START Available data

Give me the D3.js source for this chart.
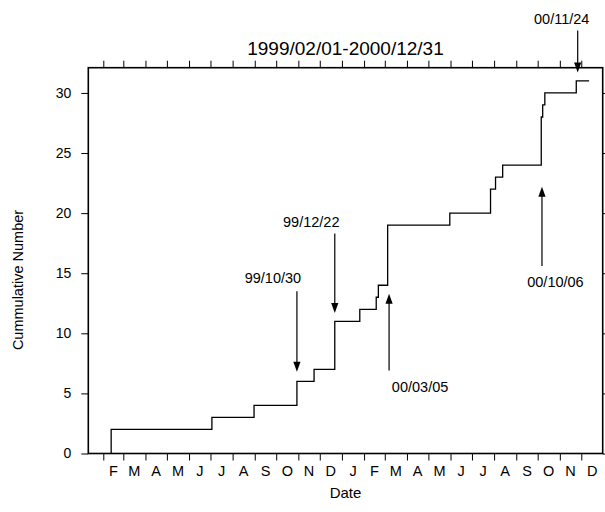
<!DOCTYPE html>
<html>
<head>
<meta charset="utf-8">
<script src="https://cdn.jsdelivr.net/npm/d3@7"></script>
<style>
  html, body { margin: 0; padding: 0; background: #fff; }
  svg { display: block; }
  text { font-family: "Liberation Sans", Arial, Helvetica, sans-serif; fill: #000; }
</style>
</head>
<body>
<svg id="chart" width="605" height="512"></svg>
<script>
// Event dates and the cumulative count reached on each date
const eventDates = [
  "1999-02-12", "1999-07-03", "1999-08-31", "1999-10-30", "1999-11-23",
  "1999-12-22", "2000-01-26", "2000-02-18", "2000-02-21", "2000-03-05",
  "2000-05-31", "2000-07-27", "2000-08-03", "2000-08-13", "2000-10-06",
  "2000-10-08", "2000-10-11", "2000-11-24", "2000-12-12"
];
const cumulative = [
  2, 3, 4, 6, 7,
  11, 12, 13, 14, 19,
  20, 22, 23, 24, 28,
  29, 30, 31, 31
];

// Month initials shown under the time axis (Feb 1999 .. Dec 2000)
const monthLetters = [
  "F", "M", "A", "M", "J", "J", "A", "S", "O", "N", "D",
  "J", "F", "M", "A", "M", "J", "J", "A", "S", "O", "N", "D"
];
const yTicks = [0, 5, 10, 15, 20, 25, 30];

// Annotated events: arrow runs from "from" to "to" (count units)
const noteLabels = ["99/10/30", "99/12/22", "00/03/05", "00/10/06", "00/11/24"];
const noteDates  = ["1999-10-30", "1999-12-22", "2000-03-07", "2000-10-07", "2000-11-26"];
const noteFrom   = [13.5, 18.3, 6.9, 15.6, 35.2];
const noteTo     = [6.8, 11.7, 13.3, 22.2, 31.7];

const title = "1999/02/01-2000/12/31";
const xTitle = "Date";
const yTitle = "Cummulative Number";

// ---- layout ----
const plotLeft = 88.3, plotRight = 602.7, plotTop = 67.7, plotBottom = 453.5;
const parse = d3.utcParse("%Y-%m-%d");

const x = d3.scaleUtc()
  .domain([Date.UTC(1999, 0, 11), Date.UTC(2000, 11, 31)])
  .range([plotLeft, plotRight]);
const y = d3.scaleLinear()
  .domain([0, 32.1])
  .range([plotBottom, plotTop]);

const svg = d3.select("#chart");

// month boundaries inside the domain
const monthStarts = d3.utcMonth.range(Date.UTC(1999, 1, 1), Date.UTC(2001, 0, 1));

// bottom axis ticks
svg.append("g")
  .attr("transform", `translate(0,${plotBottom})`)
  .call(d3.axisBottom(x).tickValues(monthStarts).tickFormat("").tickSize(7).tickSizeOuter(0))
  .call(g => g.select(".domain").remove())
  .call(g => g.selectAll("line").attr("stroke", "#000").attr("stroke-width", 1));

// top axis ticks
svg.append("g")
  .attr("transform", `translate(0,${plotTop})`)
  .call(d3.axisTop(x).tickValues(monthStarts).tickFormat("").tickSize(7).tickSizeOuter(0))
  .call(g => g.select(".domain").remove())
  .call(g => g.selectAll("line").attr("stroke", "#000").attr("stroke-width", 1));

// left axis
svg.append("g")
  .attr("transform", `translate(${plotLeft},0)`)
  .call(d3.axisLeft(y).tickValues(yTicks).tickSize(7).tickPadding(10).tickSizeOuter(0))
  .call(g => g.select(".domain").remove())
  .call(g => g.selectAll("line").attr("stroke", "#000").attr("stroke-width", 1))
  .call(g => g.selectAll("text")
    .style("font-family", '"Liberation Sans", Arial, sans-serif')
    .style("font-size", "14px").attr("fill", "#000"));

// right axis ticks
svg.append("g")
  .attr("transform", `translate(${plotRight},0)`)
  .call(d3.axisRight(y).tickValues(yTicks).tickFormat("").tickSize(7).tickSizeOuter(0))
  .call(g => g.select(".domain").remove())
  .call(g => g.selectAll("line").attr("stroke", "#000").attr("stroke-width", 1));

// month letters centred within each month
svg.append("g").selectAll("text")
  .data(monthStarts)
  .join("text")
  .attr("x", d => (x(d) + x(d3.utcMonth.offset(d, 1))) / 2)
  .attr("y", 476)
  .attr("text-anchor", "middle")
  .style("font-size", "14.5px")
  .text((d, i) => monthLetters[i]);

// frame
svg.append("rect")
  .attr("x", plotLeft).attr("y", plotTop)
  .attr("width", plotRight - plotLeft).attr("height", plotBottom - plotTop)
  .attr("fill", "none").attr("stroke", "#000").attr("stroke-width", 1.6);

// cumulative step curve
const points = [{ date: parse(eventDates[0]), value: 0 }]
  .concat(eventDates.map((d, i) => ({ date: parse(d), value: cumulative[i] })));

const step = d3.line()
  .x(d => x(d.date))
  .y(d => y(d.value))
  .curve(d3.curveStepAfter);

svg.append("path")
  .datum(points)
  .attr("d", step)
  .attr("fill", "none")
  .attr("stroke", "#000")
  .attr("stroke-width", 1.3);

// annotation arrows and their date labels
const labelShift = [
  { dx: -24, dy: -8.5 },
  { dx: -23.5, dy: -7 },
  { dx: 31, dy: 21 },
  { dx: 13.5, dy: 21 },
  { dx: -16, dy: -6 }
];
const headLen = 10, headHalf = 3.6;

noteLabels.forEach((label, i) => {
  const ax = x(parse(noteDates[i]));
  const y0 = y(noteFrom[i]);
  const y1 = y(noteTo[i]);
  const dir = y1 > y0 ? 1 : -1;
  const g = svg.append("g");
  g.append("line")
    .attr("x1", ax).attr("x2", ax)
    .attr("y1", y0).attr("y2", y1 - dir * headLen * 0.8)
    .attr("stroke", "#000").attr("stroke-width", 1.2);
  g.append("path")
    .attr("d", `M${ax},${y1}L${ax - headHalf},${y1 - dir * headLen}L${ax + headHalf},${y1 - dir * headLen}Z`)
    .attr("fill", "#000");
  g.append("text")
    .attr("x", ax + labelShift[i].dx)
    .attr("y", y0 + labelShift[i].dy)
    .attr("text-anchor", "middle")
    .style("font-size", "14.5px")
    .text(label);
});

// titles
svg.append("text")
  .attr("x", (plotLeft + plotRight) / 2).attr("y", 55)
  .attr("text-anchor", "middle")
  .style("font-size", "19px")
  .text(title);

svg.append("text")
  .attr("x", (plotLeft + plotRight) / 2).attr("y", 498)
  .attr("text-anchor", "middle")
  .style("font-size", "15px")
  .text(xTitle);

svg.append("text")
  .attr("transform", `translate(23,280) rotate(-90)`)
  .attr("text-anchor", "middle")
  .style("font-size", "14.5px")
  .text(yTitle);
</script>
</body>
</html>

END Available data

### Instructions to follow
Transcribe the material exactly, leaving every picture out.

### Correct output
Give me the D3.js source for this chart.
<!DOCTYPE html>
<html>
<head>
<meta charset="utf-8">
<script src="https://cdn.jsdelivr.net/npm/d3@7"></script>
<style>
  html, body { margin: 0; padding: 0; background: #fff; }
  svg { display: block; }
  text { font-family: "Liberation Sans", Arial, Helvetica, sans-serif; fill: #000; }
</style>
</head>
<body>
<svg id="chart" width="605" height="512"></svg>
<script>
// Event dates and the cumulative count reached on each date
const eventDates = [
  "1999-02-12", "1999-07-03", "1999-08-31", "1999-10-30", "1999-11-23",
  "1999-12-22", "2000-01-26", "2000-02-18", "2000-02-21", "2000-03-05",
  "2000-05-31", "2000-07-27", "2000-08-03", "2000-08-13", "2000-10-06",
  "2000-10-08", "2000-10-11", "2000-11-24", "2000-12-12"
];
const cumulative = [
  2, 3, 4, 6, 7,
  11, 12, 13, 14, 19,
  20, 22, 23, 24, 28,
  29, 30, 31, 31
];

// Month initials shown under the time axis (Feb 1999 .. Dec 2000)
const monthLetters = [
  "F", "M", "A", "M", "J", "J", "A", "S", "O", "N", "D",
  "J", "F", "M", "A", "M", "J", "J", "A", "S", "O", "N", "D"
];
const yTicks = [0, 5, 10, 15, 20, 25, 30];

// Annotated events: arrow runs from "from" to "to" (count units)
const noteLabels = ["99/10/30", "99/12/22", "00/03/05", "00/10/06", "00/11/24"];
const noteDates  = ["1999-10-30", "1999-12-22", "2000-03-07", "2000-10-07", "2000-11-26"];
const noteFrom   = [13.5, 18.3, 6.9, 15.6, 35.2];
const noteTo     = [6.8, 11.7, 13.3, 22.2, 31.7];

const title = "1999/02/01-2000/12/31";
const xTitle = "Date";
const yTitle = "Cummulative Number";

// ---- layout ----
const plotLeft = 88.3, plotRight = 602.7, plotTop = 67.7, plotBottom = 453.5;
const parse = d3.utcParse("%Y-%m-%d");

const x = d3.scaleUtc()
  .domain([Date.UTC(1999, 0, 11), Date.UTC(2000, 11, 31)])
  .range([plotLeft, plotRight]);
const y = d3.scaleLinear()
  .domain([0, 32.1])
  .range([plotBottom, plotTop]);

const svg = d3.select("#chart");

// month boundaries inside the domain
const monthStarts = d3.utcMonth.range(Date.UTC(1999, 1, 1), Date.UTC(2001, 0, 1));

// bottom axis ticks
svg.append("g")
  .attr("transform", `translate(0,${plotBottom})`)
  .call(d3.axisBottom(x).tickValues(monthStarts).tickFormat("").tickSize(7).tickSizeOuter(0))
  .call(g => g.select(".domain").remove())
  .call(g => g.selectAll("line").attr("stroke", "#000").attr("stroke-width", 1));

// top axis ticks
svg.append("g")
  .attr("transform", `translate(0,${plotTop})`)
  .call(d3.axisTop(x).tickValues(monthStarts).tickFormat("").tickSize(7).tickSizeOuter(0))
  .call(g => g.select(".domain").remove())
  .call(g => g.selectAll("line").attr("stroke", "#000").attr("stroke-width", 1));

// left axis
svg.append("g")
  .attr("transform", `translate(${plotLeft},0)`)
  .call(d3.axisLeft(y).tickValues(yTicks).tickSize(7).tickPadding(10).tickSizeOuter(0))
  .call(g => g.select(".domain").remove())
  .call(g => g.selectAll("line").attr("stroke", "#000").attr("stroke-width", 1))
  .call(g => g.selectAll("text")
    .style("font-family", '"Liberation Sans", Arial, sans-serif')
    .style("font-size", "14px").attr("fill", "#000"));

// right axis ticks
svg.append("g")
  .attr("transform", `translate(${plotRight},0)`)
  .call(d3.axisRight(y).tickValues(yTicks).tickFormat("").tickSize(7).tickSizeOuter(0))
  .call(g => g.select(".domain").remove())
  .call(g => g.selectAll("line").attr("stroke", "#000").attr("stroke-width", 1));

// month letters centred within each month
svg.append("g").selectAll("text")
  .data(monthStarts)
  .join("text")
  .attr("x", d => (x(d) + x(d3.utcMonth.offset(d, 1))) / 2)
  .attr("y", 476)
  .attr("text-anchor", "middle")
  .style("font-size", "14.5px")
  .text((d, i) => monthLetters[i]);

// frame
svg.append("rect")
  .attr("x", plotLeft).attr("y", plotTop)
  .attr("width", plotRight - plotLeft).attr("height", plotBottom - plotTop)
  .attr("fill", "none").attr("stroke", "#000").attr("stroke-width", 1.6);

// cumulative step curve
const points = [{ date: parse(eventDates[0]), value: 0 }]
  .concat(eventDates.map((d, i) => ({ date: parse(d), value: cumulative[i] })));

const step = d3.line()
  .x(d => x(d.date))
  .y(d => y(d.value))
  .curve(d3.curveStepAfter);

svg.append("path")
  .datum(points)
  .attr("d", step)
  .attr("fill", "none")
  .attr("stroke", "#000")
  .attr("stroke-width", 1.3);

// annotation arrows and their date labels
const labelShift = [
  { dx: -24, dy: -8.5 },
  { dx: -23.5, dy: -7 },
  { dx: 31, dy: 21 },
  { dx: 13.5, dy: 21 },
  { dx: -16, dy: -6 }
];
const headLen = 10, headHalf = 3.6;

noteLabels.forEach((label, i) => {
  const ax = x(parse(noteDates[i]));
  const y0 = y(noteFrom[i]);
  const y1 = y(noteTo[i]);
  const dir = y1 > y0 ? 1 : -1;
  const g = svg.append("g");
  g.append("line")
    .attr("x1", ax).attr("x2", ax)
    .attr("y1", y0).attr("y2", y1 - dir * headLen * 0.8)
    .attr("stroke", "#000").attr("stroke-width", 1.2);
  g.append("path")
    .attr("d", `M${ax},${y1}L${ax - headHalf},${y1 - dir * headLen}L${ax + headHalf},${y1 - dir * headLen}Z`)
    .attr("fill", "#000");
  g.append("text")
    .attr("x", ax + labelShift[i].dx)
    .attr("y", y0 + labelShift[i].dy)
    .attr("text-anchor", "middle")
    .style("font-size", "14.5px")
    .text(label);
});

// titles
svg.append("text")
  .attr("x", (plotLeft + plotRight) / 2).attr("y", 55)
  .attr("text-anchor", "middle")
  .style("font-size", "19px")
  .text(title);

svg.append("text")
  .attr("x", (plotLeft + plotRight) / 2).attr("y", 498)
  .attr("text-anchor", "middle")
  .style("font-size", "15px")
  .text(xTitle);

svg.append("text")
  .attr("transform", `translate(23,280) rotate(-90)`)
  .attr("text-anchor", "middle")
  .style("font-size", "14.5px")
  .text(yTitle);
</script>
</body>
</html>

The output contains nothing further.